## CHALLENGE
Word for word, quote all of the material, omitting the pictures.

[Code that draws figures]

----

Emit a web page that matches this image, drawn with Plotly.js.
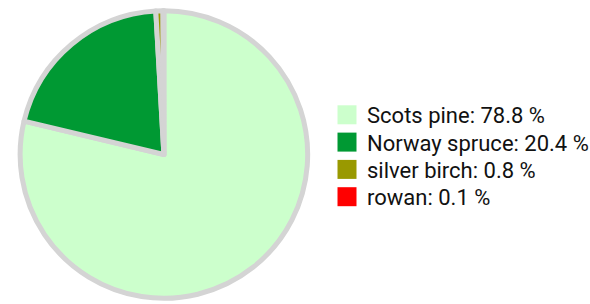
<!DOCTYPE html>
<html>
<head>
<meta charset="utf-8">
<script src="https://cdn.plot.ly/plotly-3.0.1.min.js"></script>
<style>html,body{margin:0;padding:0;background:#fff;}#chart{width:590px;height:304px;}</style>
</head>
<body>
<div id="chart"></div>
<script>
const species = ["Scots pine", "Norway spruce", "silver birch", "rowan"];
const shares = [78.8, 20.4, 0.8, 0.1];
const colors = ["#ccffcc", "#009933", "#999900", "#ff0000"];

const labels = species.map((s, i) => s + ": " + shares[i].toFixed(1) + " %");

const W = 590, H = 304;
const cx = 165.3, cy = 154.5, r = 145;

const trace = {
  type: "pie",
  labels: labels,
  values: shares,
  sort: false,
  direction: "clockwise",
  rotation: 0,
  textinfo: "none",
  hoverinfo: "none",
  marker: { colors: colors, line: { color: "#d4d4d4", width: 5 } },
  domain: { x: [(cx - r) / W, (cx + r) / W], y: [(H - cy - r) / H, (H - cy + r) / H] }
};

const layout = {
  width: W, height: H,
  margin: { l: 0, r: 0, t: 0, b: 0 },
  paper_bgcolor: "#ffffff",
  showlegend: true,
  legend: {
    x: 326 / W, xanchor: "left",
    y: 1 - 94 / H, yanchor: "top",
    font: { family: "Roboto, sans-serif", size: 22, color: "#111111" },
    bgcolor: "rgba(0,0,0,0)",
    itemclick: false, itemdoubleclick: false
  }
};

Plotly.newPlot("chart", [trace], layout, { staticPlot: true, displayModeBar: false }).then(function () {
  document.querySelectorAll(".legend .legendpoints path").forEach(function (p) {
    p.setAttribute("d", "M9.5,9.5H-9.5V-9.5H9.5Z");
    p.style.strokeWidth = "0px";
  });
  // tighten row spacing and nudge items to match reference
  const items = document.querySelectorAll(".legend .traces");
  let y0 = null;
  items.forEach(function (g, i) {
    const t = g.getAttribute("transform") || "";
    const m = t.match(/translate\(([-\d.]+),\s*([-\d.]+)\)/);
    if (!m) return;
    const x = parseFloat(m[1]), y = parseFloat(m[2]);
    if (y0 === null) y0 = y;
    g.setAttribute("transform", "translate(" + (x + 4) + "," + (y0 + i * 27.3) + ")");
  });
  const clip = document.querySelector(".legend .scrollbox");
  if (clip) clip.removeAttribute("clip-path");
  const lc = document.querySelectorAll("clipPath[id^='legend'] rect");
  lc.forEach(function (rc) { rc.setAttribute("width", "400"); });
});
</script>
</body>
</html>
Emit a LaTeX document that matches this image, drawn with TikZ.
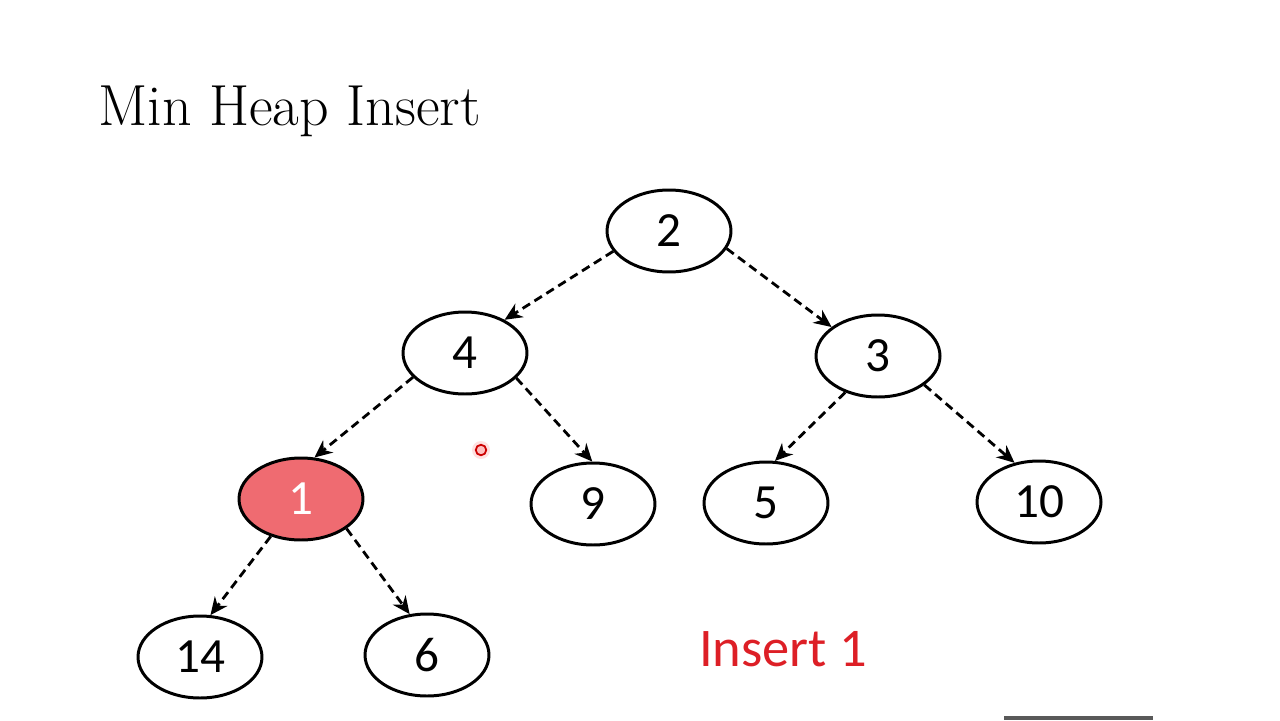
\documentclass[tikz,border=0pt]{standalone}
\usepackage{fontspec}
\usepackage{xcolor}
\usetikzlibrary{shapes.geometric, arrows.meta, positioning}
\newfontfamily\calibri{Carlito}
\definecolor{clrNew}{HTML}{EF6B71}
\definecolor{clrNote}{HTML}{DD1F26}

\begin{document}
\begin{tikzpicture}[
    x=0.02cm, y=-0.02cm,
    key/.style={ellipse, draw=black, line width=1.7pt, fill=white, minimum width=2.48cm, minimum height=1.64cm, inner sep=0pt, font=\calibri\fontsize{28}{30}\selectfont},
    newkey/.style={key, fill=clrNew, text=white},
    edge/.style={-{Stealth[length=10pt, width=9pt]}, line width=1.6pt, dash pattern=on 5pt off 3pt},
    note/.style={font=\calibri\fontsize{31}{34}\selectfont, text=clrNote},
]
\useasboundingbox (0,0) rectangle (1280,720);

% title
\node[anchor=base west, inner sep=0pt, font=\fontsize{33}{36}\selectfont] (title) at (98,125) {Min Heap Insert};

% heap
\node[key] (k2) at (669,231) {2};
\node[key] (k4) at (465,353) {4};
\node[key] (k3) at (878,356) {3};
\node[newkey] (k1) at (301,499) {1};
\node[key] (k9) at (593,504) {9};
\node[key] (k5) at (766,503) {5};
\node[key] (k10) at (1039,502) {10};
\node[key] (k14) at (200,657) {14};
\node[key] (k6) at (427,655) {6};

\draw[edge] (k2.200) -- (k4.40);
\draw[edge] (k2.343) -- (k3.148);
\draw[edge] (k4.205) -- (k1.72);
\draw[edge] (k4.334) -- (k9.91);
\draw[edge] (k3.228) -- (k5.78);
\draw[edge] (k3.328) -- (k10.122);
\draw[edge] (k1.231) -- (k14.76);
\draw[edge] (k1.327) -- (k6.113);

\node[note] (step) at (783,649) {Insert 1};

% pointer dot and player bar
\fill[red!12] (481,450) circle (9);
\node[circle, draw=red!80!black, line width=1pt, fill=red!25, inner sep=0pt, minimum size=6pt] (dot) at (481,450) {};
\fill[black!65] (1004,716) rectangle (1153,720);
\end{tikzpicture}
\end{document}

----

## SOLUTION TO THIS EXERCISE
Emit a web page that matches this image, drawn with Plotly.js.
<!DOCTYPE html>
<html>
<head>
<meta charset="utf-8">
<script src="https://cdn.plot.ly/plotly-3.0.1.min.js"></script>
<style>html,body{margin:0;padding:0;background:#fff;}#chart{width:590px;height:304px;}</style>
</head>
<body>
<div id="chart"></div>
<script>
const species = ["Scots pine", "Norway spruce", "silver birch", "rowan"];
const shares = [78.8, 20.4, 0.8, 0.1];
const colors = ["#ccffcc", "#009933", "#999900", "#ff0000"];

const labels = species.map((s, i) => s + ": " + shares[i].toFixed(1) + " %");

const W = 590, H = 304;
const cx = 165.3, cy = 154.5, r = 145;

const trace = {
  type: "pie",
  labels: labels,
  values: shares,
  sort: false,
  direction: "clockwise",
  rotation: 0,
  textinfo: "none",
  hoverinfo: "none",
  marker: { colors: colors, line: { color: "#d4d4d4", width: 5 } },
  domain: { x: [(cx - r) / W, (cx + r) / W], y: [(H - cy - r) / H, (H - cy + r) / H] }
};

const layout = {
  width: W, height: H,
  margin: { l: 0, r: 0, t: 0, b: 0 },
  paper_bgcolor: "#ffffff",
  showlegend: true,
  legend: {
    x: 326 / W, xanchor: "left",
    y: 1 - 94 / H, yanchor: "top",
    font: { family: "Roboto, sans-serif", size: 22, color: "#111111" },
    bgcolor: "rgba(0,0,0,0)",
    itemclick: false, itemdoubleclick: false
  }
};

Plotly.newPlot("chart", [trace], layout, { staticPlot: true, displayModeBar: false }).then(function () {
  document.querySelectorAll(".legend .legendpoints path").forEach(function (p) {
    p.setAttribute("d", "M9.5,9.5H-9.5V-9.5H9.5Z");
    p.style.strokeWidth = "0px";
  });
  // tighten row spacing and nudge items to match reference
  const items = document.querySelectorAll(".legend .traces");
  let y0 = null;
  items.forEach(function (g, i) {
    const t = g.getAttribute("transform") || "";
    const m = t.match(/translate\(([-\d.]+),\s*([-\d.]+)\)/);
    if (!m) return;
    const x = parseFloat(m[1]), y = parseFloat(m[2]);
    if (y0 === null) y0 = y;
    g.setAttribute("transform", "translate(" + (x + 4) + "," + (y0 + i * 27.3) + ")");
  });
  const clip = document.querySelector(".legend .scrollbox");
  if (clip) clip.removeAttribute("clip-path");
  const lc = document.querySelectorAll("clipPath[id^='legend'] rect");
  lc.forEach(function (rc) { rc.setAttribute("width", "400"); });
});
</script>
</body>
</html>
Emit a LaTeX document that matches this image, drawn with TikZ.
\documentclass[tikz,border=0pt]{standalone}
\usepackage{fontspec}
\usepackage{xcolor}
\usetikzlibrary{shapes.geometric, arrows.meta, positioning}
\newfontfamily\calibri{Carlito}
\definecolor{clrNew}{HTML}{EF6B71}
\definecolor{clrNote}{HTML}{DD1F26}

\begin{document}
\begin{tikzpicture}[
    x=0.02cm, y=-0.02cm,
    key/.style={ellipse, draw=black, line width=1.7pt, fill=white, minimum width=2.48cm, minimum height=1.64cm, inner sep=0pt, font=\calibri\fontsize{28}{30}\selectfont},
    newkey/.style={key, fill=clrNew, text=white},
    edge/.style={-{Stealth[length=10pt, width=9pt]}, line width=1.6pt, dash pattern=on 5pt off 3pt},
    note/.style={font=\calibri\fontsize{31}{34}\selectfont, text=clrNote},
]
\useasboundingbox (0,0) rectangle (1280,720);

% title
\node[anchor=base west, inner sep=0pt, font=\fontsize{33}{36}\selectfont] (title) at (98,125) {Min Heap Insert};

% heap
\node[key] (k2) at (669,231) {2};
\node[key] (k4) at (465,353) {4};
\node[key] (k3) at (878,356) {3};
\node[newkey] (k1) at (301,499) {1};
\node[key] (k9) at (593,504) {9};
\node[key] (k5) at (766,503) {5};
\node[key] (k10) at (1039,502) {10};
\node[key] (k14) at (200,657) {14};
\node[key] (k6) at (427,655) {6};

\draw[edge] (k2.200) -- (k4.40);
\draw[edge] (k2.343) -- (k3.148);
\draw[edge] (k4.205) -- (k1.72);
\draw[edge] (k4.334) -- (k9.91);
\draw[edge] (k3.228) -- (k5.78);
\draw[edge] (k3.328) -- (k10.122);
\draw[edge] (k1.231) -- (k14.76);
\draw[edge] (k1.327) -- (k6.113);

\node[note] (step) at (783,649) {Insert 1};

% pointer dot and player bar
\fill[red!12] (481,450) circle (9);
\node[circle, draw=red!80!black, line width=1pt, fill=red!25, inner sep=0pt, minimum size=6pt] (dot) at (481,450) {};
\fill[black!65] (1004,716) rectangle (1153,720);
\end{tikzpicture}
\end{document}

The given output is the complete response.